Investment in the oil and gas sector has fallen from about £16 billion/year in 2014 to £5.5 billion in 2019 and a predicted £4 billion this year. The causes are varied but the UK’s complex regulatory environment, plus the political disagreements around issues like climate change and windfall taxes are all factors deterring investment.

Offshore wind, the most successful form of renewable energy to date, also requires significant investment if its expansion is to continue. The OEUK report finds that the UK must invest £60 billion in 3,000 new offshore wind turbines if it is to meet its target of quadrupling wind-powered electricity generation by 2030.

Ross Dornan said: “About 75% of the UK’s total energy comes from oil and gas – about 2% up on last year. That is because 80% of our homes are heated by gas which is also used to make 42% of our electricity. We also have 32 million vehicles that rely on petrol and diesel.
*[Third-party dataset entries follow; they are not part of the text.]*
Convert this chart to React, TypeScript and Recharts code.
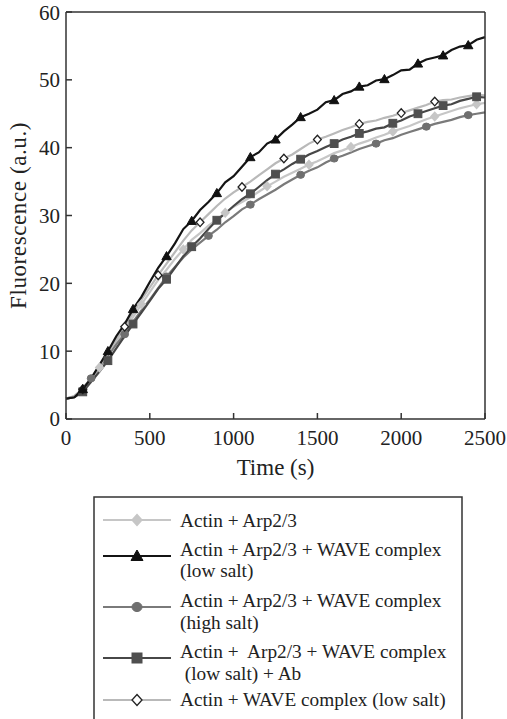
import React from 'react';
import { LineChart, Line, XAxis, YAxis, Label } from 'recharts';

// time grid (s)
const time = [
  0, 50, 100, 150, 200, 250, 300, 350, 400, 450, 500, 550, 600, 650, 700, 750, 800, 850, 900, 950,
  1000, 1050, 1100, 1150, 1200, 1250, 1300, 1350, 1400, 1450, 1500, 1550, 1600, 1650, 1700, 1750,
  1800, 1850, 1900, 1950, 2000, 2050, 2100, 2150, 2200, 2250, 2300, 2350, 2400, 2450, 2500,
];

// Actin + Arp2/3
const arp23 = [
  3.0, 3.3, 4.3, 5.9, 7.6, 9.4, 11.3, 13.1, 15.0, 16.9, 18.7, 20.5, 22.0, 23.6, 25.0, 26.4, 27.4, 28.5, 29.4, 30.4,
  31.3, 32.0, 32.7, 33.5, 34.3, 35.0, 35.7, 36.3, 36.9, 37.5, 38.0, 38.6, 39.2, 39.6, 40.1, 40.6,
  41.0, 41.5, 41.9, 42.4, 42.8, 43.2, 43.7, 44.2, 44.6, 45.0, 45.4, 45.8, 46.1, 46.4, 46.6,
];

// Actin + Arp2/3 + WAVE complex (low salt)
const lowSalt = [
  3.0, 3.2, 4.4, 6.0, 8.0, 10.0, 12.2, 14.0, 16.2, 18.0, 20.2, 22.3, 24.0, 25.9, 28.0, 29.2, 30.8, 32.0, 33.3, 34.9,
  35.8, 37.2, 38.6, 39.3, 40.6, 41.2, 42.4, 43.4, 44.5, 45.0, 45.6, 46.7, 47.0, 47.9, 48.3, 49.0,
  49.2, 49.9, 50.1, 50.7, 51.4, 51.5, 52.4, 53.0, 53.3, 53.6, 54.4, 54.9, 55.1, 55.9, 56.3,
];

// Actin + Arp2/3 + WAVE complex (high salt)
const highSalt = [
  3.0, 3.3, 4.5, 6.0, 7.7, 9.3, 11.0, 12.5, 14.3, 16.0, 17.6, 19.3, 21.0, 22.4, 23.8, 25.0, 26.0, 27.0, 27.9, 29.0,
  29.9, 30.9, 31.6, 32.4, 33.1, 33.8, 34.6, 35.3, 36.0, 36.6, 37.1, 37.8, 38.4, 38.8, 39.3, 39.8,
  40.2, 40.6, 41.1, 41.4, 41.9, 42.3, 42.7, 43.1, 43.5, 43.8, 44.1, 44.5, 44.8, 45.0, 45.2,
];

// Actin + Arp2/3 + WAVE complex (low salt) + Ab
const lowSaltAb = [
  3.0, 3.2, 4.0, 5.5, 7.0, 8.6, 10.4, 12.2, 14.0, 15.7, 17.4, 19.2, 20.6, 22.3, 24.0, 25.4, 26.6, 28.0, 29.3, 30.3,
  31.4, 32.4, 33.2, 34.2, 35.2, 36.1, 36.8, 37.6, 38.3, 39.0, 39.5, 40.1, 40.6, 41.2, 41.6, 42.1,
  42.4, 42.8, 43.0, 43.6, 44.0, 44.6, 45.0, 45.4, 45.8, 46.2, 46.4, 46.9, 47.2, 47.5, 47.4,
];

// Actin + WAVE complex (low salt)
const waveOnly = [
  3.0, 3.4, 4.4, 6.0, 7.8, 9.7, 11.7, 13.6, 15.6, 17.6, 19.4, 21.2, 22.9, 24.6, 26.3, 27.8, 29.0, 30.2, 31.4, 32.5,
  33.4, 34.2, 35.0, 35.9, 36.8, 37.7, 38.4, 39.0, 39.8, 40.6, 41.2, 41.6, 42.1, 42.6, 43.0, 43.5,
  43.8, 44.0, 44.4, 44.7, 45.1, 45.5, 45.9, 46.3, 46.8, 47.0, 47.1, 47.4, 47.6, 47.8, 47.7,
];

// marker times per series
const arpMarks = [200, 450, 700, 950, 1200, 1450, 1700, 1950, 2200, 2450];
const lowMarks = [100, 250, 400, 600, 750, 900, 1100, 1250, 1400, 1600, 1750, 1900, 2100, 2250, 2400];
const highMarks = [150, 350, 600, 850, 1100, 1400, 1600, 1850, 2150, 2400];
const abMarks = [100, 250, 400, 600, 750, 900, 1100, 1250, 1400, 1600, 1750, 1950, 2100, 2250, 2450];
const waveMarks = [100, 350, 550, 800, 1050, 1300, 1500, 1750, 2000, 2200];

const xTicks = [0, 500, 1000, 1500, 2000, 2500];
const yTicks = [0, 10, 20, 30, 40, 50, 60];

const FONT = "'Liberation Serif'";
const AXIS = '#333';
const TEXT = '#222';

const data = time.map((t, i) => ({
  time: t,
  arp: arp23[i],
  low: lowSalt[i],
  high: highSalt[i],
  ab: lowSaltAb[i],
  wave: waveOnly[i],
}));

type Shape = 'diamond' | 'triangle' | 'circle' | 'square';

function Marker({ x, y, shape, fill, stroke, scale = 1 }: any) {
  const s = scale;
  if (shape === 'triangle') {
    return <polygon points={`${x},${y - 6 * s} ${x - 6 * s},${y + 4.5 * s} ${x + 6 * s},${y + 4.5 * s}`} fill={fill} stroke={stroke} strokeWidth={1} />;
  }
  if (shape === 'square') {
    return <rect x={x - 5 * s} y={y - 5 * s} width={10 * s} height={10 * s} fill={fill} stroke={stroke} strokeWidth={1} />;
  }
  if (shape === 'circle') {
    return <ellipse cx={x} cy={y} rx={5 * s} ry={4.6 * s} fill={fill} stroke={stroke} strokeWidth={1} />;
  }
  return <polygon points={`${x},${y - 5.5 * s} ${x + 5 * s},${y} ${x},${y + 5.5 * s} ${x - 5 * s},${y}`} fill={fill} stroke={stroke} strokeWidth={1.3} />;
}

const makeDot = (marks: number[], shape: Shape, fill: string, stroke: string) => (props: any) => {
  const { cx, cy, payload, index } = props;
  if (!marks.includes(payload.time)) return <g key={`n-${index}`} />;
  return <Marker key={`m-${index}`} x={cx} y={cy} shape={shape} fill={fill} stroke={stroke} scale={0.78} />;
};

const series = [
  { key: 'arp', color: '#c6c6c6', shape: 'diamond' as Shape, fill: '#c6c6c6', stroke: '#c6c6c6', marks: arpMarks, lines: ['Actin + Arp2/3'], y: 520 },
  { key: 'high', color: '#7a7a7a', shape: 'circle' as Shape, fill: '#6f6f6f', stroke: '#6f6f6f', marks: highMarks, lines: ['Actin + Arp2/3 + WAVE complex', '(high salt)'], y: 607 },
  { key: 'ab', color: '#474747', shape: 'square' as Shape, fill: '#4f4f4f', stroke: '#4f4f4f', marks: abMarks, lines: ['Actin +  Arp2/3 + WAVE complex', ' (low salt) + Ab'], y: 658 },
  { key: 'wave', color: '#b9b9b9', shape: 'diamond' as Shape, fill: '#ffffff', stroke: '#222', marks: waveMarks, lines: ['Actin + WAVE complex (low salt)'], y: 700 },
  { key: 'low', color: '#141414', shape: 'triangle' as Shape, fill: '#111', stroke: '#111', marks: lowMarks, lines: ['Actin + Arp2/3 + WAVE complex', '(low salt)'], y: 556 },
];

const legendOrder = ['arp', 'low', 'high', 'ab', 'wave'];
const legendTextY: Record<string, number[]> = {
  arp: [520],
  low: [549, 570],
  high: [600, 622],
  ab: [651, 673],
  wave: [699],
};

function ChartLegend() {
  return (
    <svg width={507} height={719} style={{ position: 'absolute', left: 0, top: 0, pointerEvents: 'none' }}>
      <path d="M94,740 L94,497 L462,497 L462,740" fill="none" stroke={AXIS} strokeWidth={1.5} />
      {legendOrder.map((k) => {
        const s = series.find((e) => e.key === k)!;
        return (
          <g key={k}>
            <line x1={103} x2={171} y1={s.y} y2={s.y} stroke={s.color} strokeWidth={2.2} />
            <Marker x={137} y={s.y} shape={s.shape} fill={s.fill} stroke={s.stroke} />
            {s.lines.map((t, i) => (
              <text key={i} x={180} y={legendTextY[k][i]} dy="0.35em" fill={TEXT} style={{ fontFamily: FONT, fontSize: 19.3, whiteSpace: 'pre' }}>
                {t}
              </text>
            ))}
          </g>
        );
      })}
    </svg>
  );
}

export default function App() {
  return (
    <div style={{ position: 'absolute', left: 0, top: 0, width: 507, height: 719, overflow: 'hidden', background: '#fff' }}>
      <LineChart width={507} height={480} data={data} margin={{ top: 2, right: 0, bottom: 0, left: 0 }}>
        <XAxis
          dataKey="time"
          type="number"
          domain={[0, 2500]}
          ticks={xTicks}
          tickSize={-6}
          tickMargin={17}
          height={61}
          stroke={AXIS}
          strokeWidth={1.5}
          tick={{ fontSize: 21, fill: TEXT, style: { fontFamily: FONT } }}
        >
          <Label value="Time (s)" position="insideBottom" offset={5} style={{ fontFamily: FONT, fontSize: 23, fill: TEXT }} />
        </XAxis>
        <XAxis
          xAxisId="top"
          dataKey="time"
          type="number"
          orientation="top"
          domain={[0, 2500]}
          ticks={xTicks}
          tickSize={-6}
          height={10}
          stroke={AXIS}
          strokeWidth={1.5}
          tick={false}
        />
        <YAxis
          type="number"
          domain={[0, 60]}
          ticks={yTicks}
          tickSize={-6}
          tickMargin={12}
          width={66}
          stroke={AXIS}
          strokeWidth={1.5}
          tick={{ fontSize: 21, fill: TEXT, style: { fontFamily: FONT } }}
        >
          <Label
            value="Fluorescence (a.u.)"
            angle={-90}
            position="insideLeft"
            offset={18}
            style={{ fontFamily: FONT, fontSize: 23, fill: TEXT, textAnchor: 'middle', letterSpacing: 0.6 }}
          />
        </YAxis>
        <YAxis yAxisId="right" orientation="right" width={22} stroke={AXIS} strokeWidth={1.5} tick={false} tickLine={false} domain={[0, 60]} />
        {series.map((s) => (
          <Line
            key={s.key}
            dataKey={s.key}
            stroke={s.color}
            strokeWidth={2.2}
            dot={makeDot(s.marks, s.shape, s.fill, s.stroke)}
            activeDot={false}
            isAnimationActive={false}
          />
        ))}
      </LineChart>
      <ChartLegend />
    </div>
  );
}
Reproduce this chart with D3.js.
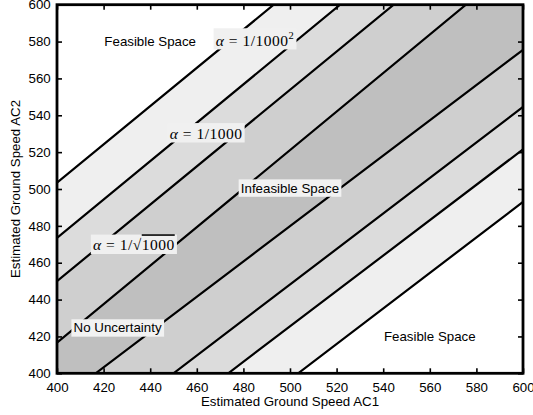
<!DOCTYPE html>
<html>
<head>
<meta charset="utf-8">
<script src="https://cdn.jsdelivr.net/npm/d3@7"></script>
<style>
  body { margin: 0; background: #fff; }
  svg { display: block; }
  text { font-family: "Liberation Sans", Arial, Helvetica, sans-serif; }
  .math { font-family: "Liberation Serif", "Times New Roman", serif; }
</style>
</head>
<body>
<svg id="chart" width="533" height="415"></svg>
<script>
// Axis ticks (ground speeds, knots)
const xTicks = [400, 420, 440, 460, 480, 500, 520, 540, 560, 580, 600];
const yTicks = [400, 420, 440, 460, 480, 500, 520, 540, 560, 580, 600];

// Contour lines above the diagonal (AC2 faster), outermost first: [AC1, AC2] endpoints
const upperLines = [
  [[400, 503.5], [493, 600]],    // alpha = 1/1000^2
  [[400, 473.5], [521.5, 600]],  // alpha = 1/1000
  [[400, 450], [544.5, 600]],    // alpha = 1/sqrt(1000)
  [[400, 416.6], [575.5, 600]]   // no uncertainty
];
// Contour lines below the diagonal (AC1 faster), outermost first
const lowerLines = [
  [[503.5, 400], [600, 493]],
  [[473.5, 400], [600, 521.5]],
  [[450, 400], [600, 544.5]],
  [[416.6, 400], [600, 575.5]]
];

// Fill outside each contour, outermost first; the core band is the infeasible region
const bandFills = ["#ffffff", "#efefef", "#dcdcdc", "#cfcfcf"];
const coreFill = "#bfbfbf";

// Annotations: [AC1, AC2] position, text parts, box fill
const labels = [
  { pos: [440, 580], kind: "plain", text: "Feasible Space", box: null },
  { pos: [485, 581], kind: "alphaSq", box: "#f0f0f0" },
  { pos: [464, 530.5], kind: "alpha", box: "#f0f0f0" },
  { pos: [433, 470], kind: "alphaSqrt", box: "#f0f0f0" },
  { pos: [500, 500.5], kind: "plain", text: "Infeasible Space", box: "#f2f2f2" },
  { pos: [426, 424.6], kind: "plain", text: "No Uncertainty", box: "#f2f2f2" },
  { pos: [560, 420], kind: "plain", text: "Feasible Space", box: null }
];

const xTitle = "Estimated Ground Speed AC1";
const yTitle = "Estimated Ground Speed AC2";

const W = 533, H = 415;
const margin = { top: 4.7, right: 10, bottom: 41.7, left: 57 };
const iw = W - margin.left - margin.right;
const ih = H - margin.top - margin.bottom;

const svg = d3.select("#chart");
const g = svg.append("g").attr("transform", `translate(${margin.left},${margin.top})`);

const x = d3.scaleLinear().domain([400, 600]).range([0, iw]);
const y = d3.scaleLinear().domain([400, 600]).range([ih, 0]);

g.append("clipPath").attr("id", "plotClip")
  .append("rect").attr("width", iw).attr("height", ih);

const plot = g.append("g").attr("clip-path", "url(#plotClip)");
plot.append("rect").attr("width", iw).attr("height", ih).attr("fill", coreFill);

const line = d3.line().x(d => x(d[0])).y(d => y(d[1]));
const [x0, x1] = x.domain();
const [y0, y1] = y.domain();

// paint from the innermost contour outward so each region keeps its own shade
for (let i = upperLines.length - 1; i >= 0; i--) {
  plot.append("path")
    .attr("d", line([...upperLines[i], [x0, y1]]) + "Z")
    .attr("fill", bandFills[i]);
  plot.append("path")
    .attr("d", line([...lowerLines[i], [x1, y0]]) + "Z")
    .attr("fill", bandFills[i]);
}

plot.selectAll("path.contour")
  .data([...upperLines, ...lowerLines])
  .join("path")
  .attr("class", "contour")
  .attr("d", line)
  .attr("fill", "none")
  .attr("stroke", "#000")
  .attr("stroke-width", 2.2)
  .attr("stroke-linecap", "round");

// Axes with inward ticks on all four sides
const fontSize = 13.3;
function styleAxis(sel) {
  sel.select(".domain").remove();
  sel.selectAll(".tick line").attr("stroke", "#000").attr("stroke-width", 1.6);
  sel.selectAll(".tick text").attr("fill", "#000").style("font-size", fontSize + "px")
    .style("font-family", '"Liberation Sans", Arial, sans-serif');
}
g.append("g").attr("transform", `translate(0,${ih})`)
  .call(d3.axisBottom(x).tickValues(xTicks).tickSize(-5).tickPadding(8.8).tickFormat(d3.format("d")))
  .call(styleAxis);
g.append("g")
  .call(d3.axisLeft(y).tickValues(yTicks).tickSize(-5).tickPadding(6.3).tickFormat(d3.format("d")))
  .call(styleAxis);
g.append("g")
  .call(d3.axisTop(x).tickValues(xTicks).tickSize(-5).tickFormat(""))
  .call(styleAxis);
g.append("g").attr("transform", `translate(${iw},0)`)
  .call(d3.axisRight(y).tickValues(yTicks).tickSize(-5).tickFormat(""))
  .call(styleAxis);

g.append("rect").attr("width", iw).attr("height", ih)
  .attr("fill", "none").attr("stroke", "#000").attr("stroke-width", 2.8);

// Axis titles
g.append("text")
  .attr("x", iw / 2).attr("y", ih + 33)
  .attr("text-anchor", "middle")
  .style("font-size", fontSize + "px")
  .text(xTitle);
svg.append("text")
  .attr("transform", `translate(20,${margin.top + ih / 2}) rotate(-90)`)
  .attr("text-anchor", "middle")
  .style("font-size", fontSize + "px")
  .text(yTitle);

// Annotations
const annot = g.append("g");
labels.forEach(l => {
  const grp = annot.append("g");
  const t = grp.append("text")
    .attr("x", x(l.pos[0])).attr("y", y(l.pos[1]))
    .attr("text-anchor", "middle")
    .attr("dominant-baseline", "central");
  if (l.kind === "plain") {
    t.style("font-size", fontSize + "px").text(l.text);
  } else {
    t.attr("class", "math").style("font-size", "15.5px").style("letter-spacing", "0.5px");
    t.append("tspan").style("font-style", "italic").text("α");
    if (l.kind === "alphaSqrt") {
      t.append("tspan").text(" = 1/√");
      t.append("tspan").style("text-decoration", "overline").text("1000");
    } else {
      t.append("tspan").text(" = 1/1000");
      if (l.kind === "alphaSq") {
        t.append("tspan").attr("dy", "-0.45em").style("font-size", "10.5px").text("2");
      }
    }
  }
  if (l.box) {
    const b = t.node().getBBox();
    grp.insert("rect", "text")
      .attr("x", b.x - 2.2).attr("y", b.y - 1.2)
      .attr("width", b.width + 4.4).attr("height", b.height + 2.4)
      .attr("fill", l.box);
  }
});
</script>
</body>
</html>
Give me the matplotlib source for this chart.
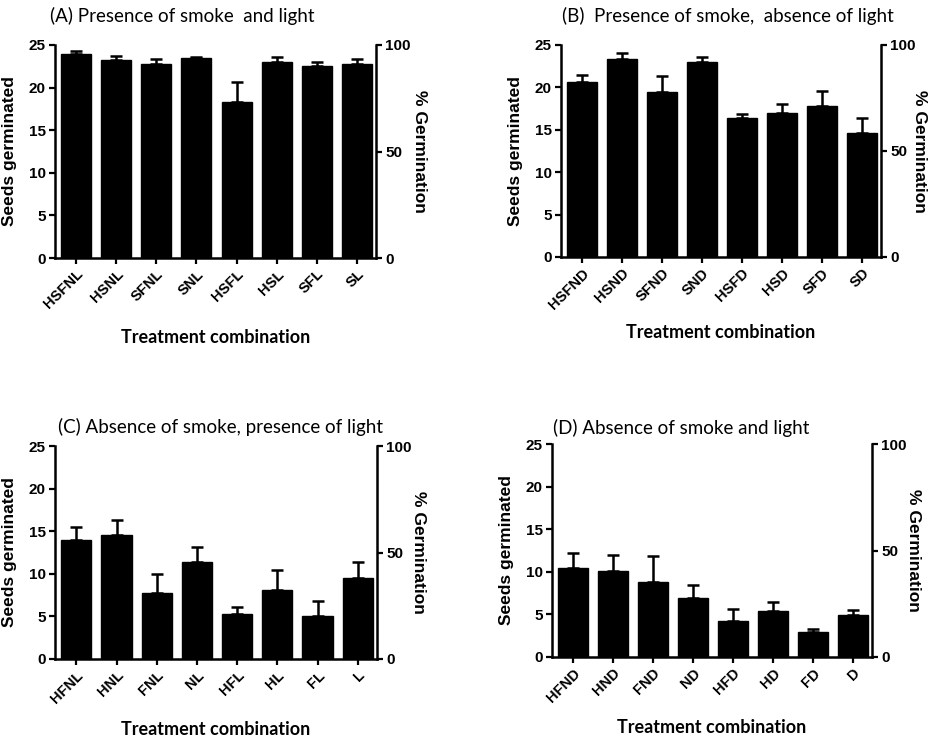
import numpy as np
import matplotlib
matplotlib.use("Agg")
import matplotlib.pyplot as plt

plt.rcParams['font.family'] = ['Liberation Sans Narrow', 'Liberation Sans', 'DejaVu Sans']

# mean seeds germinated (of 25) and SEM for each treatment
labels_a = ["HSFNL", "HSNL", "SFNL", "SNL", "HSFL", "HSL", "SFL", "SL"]
mean_a = [24.0, 23.2, 22.8, 23.5, 18.3, 23.0, 22.5, 22.8]
err_a = [0.35, 0.5, 0.6, 0.15, 2.4, 0.55, 0.5, 0.5]

labels_b = ["HSFND", "HSND", "SFND", "SND", "HSFD", "HSD", "SFD", "SD"]
mean_b = [20.6, 23.35, 19.4, 22.95, 16.35, 16.95, 17.8, 14.6]
err_b = [0.9, 0.65, 1.9, 0.65, 0.55, 1.15, 1.8, 1.8]

labels_c = ["HFNL", "HNL", "FNL", "NL", "HFL", "HL", "FL", "L"]
mean_c = [14.0, 14.6, 7.8, 11.4, 5.3, 8.05, 5.0, 9.5]
err_c = [1.5, 1.7, 2.15, 1.8, 0.8, 2.45, 1.8, 1.9]

labels_d = ["HFND", "HND", "FND", "ND", "HFD", "HD", "FD", "D"]
mean_d = [10.4, 10.1, 8.8, 6.95, 4.2, 5.4, 2.9, 4.9]
err_d = [1.75, 1.9, 3.0, 1.45, 1.45, 1.0, 0.35, 0.65]

titles = ["(A) Presence of smoke  and light",
          "(B)  Presence of smoke,  absence of light",
          "(C) Absence of smoke, presence of light",
          "(D) Absence of smoke and light"]

W, H = 929, 740
fig = plt.figure(figsize=(W / 100, H / 100), dpi=100)


def px_rect(left, top, right, bottom):
    return [left / W, 1 - bottom / H, (right - left) / W, (bottom - top) / H]


def draw_panel(rect, title, title_xy, labels, means, errs, xlab_y, rlab_x):
    ax = fig.add_axes(rect)
    x = np.arange(len(labels))
    ax.bar(x, means, width=0.75, color="black", edgecolor="black", zorder=2)
    ax.errorbar(x, means, yerr=[np.zeros(len(errs)), errs], fmt="none",
                ecolor="black", elinewidth=1.8, capsize=4.5, capthick=1.8, zorder=1)
    ax.set_xlim(-0.53, len(labels) - 0.52)
    ax.set_ylim(0, 25)
    ax.set_yticks(np.arange(0, 26, 5))
    ax.set_xticks(x)
    ax.set_xticklabels(labels, rotation=45, ha="right", rotation_mode="anchor",
                       fontsize=10.5, fontweight="bold")
    for t in ax.get_yticklabels():
        t.set_fontsize(11)
        t.set_fontweight("bold")
    ax.tick_params(width=1.6, length=4.5, direction="out", pad=2)
    ax.spines["top"].set_visible(False)
    ax.spines["right"].set_visible(False)
    for s in ("left", "bottom"):
        ax.spines[s].set_linewidth(1.8)
    ax.set_ylabel("Seeds germinated", fontsize=12.5, fontweight="bold")
    ax.yaxis.set_label_coords(-0.118, 0.5)
    ax.set_xlabel("Treatment combination", fontsize=13, fontweight="bold",
                  family=["Lato", "DejaVu Sans"], va="center")
    ax.xaxis.set_label_coords(0.5, xlab_y)

    ax2 = ax.twinx()
    ax2.set_ylim(0, 100)
    ax2.set_yticks([0, 50, 100])
    for t in ax2.get_yticklabels():
        t.set_fontsize(11)
        t.set_fontweight("bold")
    ax2.tick_params(width=1.6, length=4.5, direction="out", pad=2)
    for s in ("top", "left", "bottom"):
        ax2.spines[s].set_visible(False)
    ax2.spines["right"].set_linewidth(1.8)
    ax2.set_ylabel("% Germination", fontsize=12.5, fontweight="bold",
                   rotation=-90, va="center")
    ax2.yaxis.set_label_coords(rlab_x, 0.5)

    fig.text(title_xy[0] / W, 1 - title_xy[1] / H, title, fontsize=13.5,
             family=["Lato", "DejaVu Sans"], va="center", ha="left")
    return ax


draw_panel(px_rect(55, 45, 376, 258), titles[0], (50, 16), labels_a, mean_a, err_a, -0.371, 1.135)
draw_panel(px_rect(561, 45, 881, 257), titles[1], (562, 16), labels_b, mean_b, err_b, -0.358, 1.12)
draw_panel(px_rect(55, 446, 377, 659), titles[2], (58, 427), labels_c, mean_c, err_c, -0.333, 1.13)
draw_panel(px_rect(552, 444, 872, 657), titles[3], (553, 428), labels_d, mean_d, err_d, -0.333, 1.13)

fig.savefig("out.png", dpi=100)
“The energy gap between what we produce ourselves and that which comes from other nations will keep growing unless we invest in exploration and production on the UK’s continental shelf. We must also accelerate the development of cleaner energy like hydrogen. Investment now will give us energy security in the years to come.

“Additionally, the emissions generated by processing and transporting our own oil and gas are much lower than for imports.”

Deirdre Michie, chief executive of OEUK, said: “Our industry is changing just like the countries it serves. We are proud to have provided most of the nation’s energy for the last five decades. We are also very proud to have paid £375 billion in UK production taxes alone over that same period. We are still contributing. By 2027, that cumulative sum is forecast to rise to £400 billion.

“Last year OEUK signed the North Sea Transition Deal, a partnership with the UK government supporting the nation’s transition to a lower-carbon future and providing safe and secure energy throughout that transition. But that transition will only happen if our policymakers can create and sustain the right environment for long-term investment across all forms of energy production.

“To achieve that we need stable long-term regulatory policies, clear and predictable fiscal policies and improved political alignment across all the countries and parties of the UK. “Energy security is now a matter of national security. Our policymakers need to plan not just for the coming elections but the coming decades.”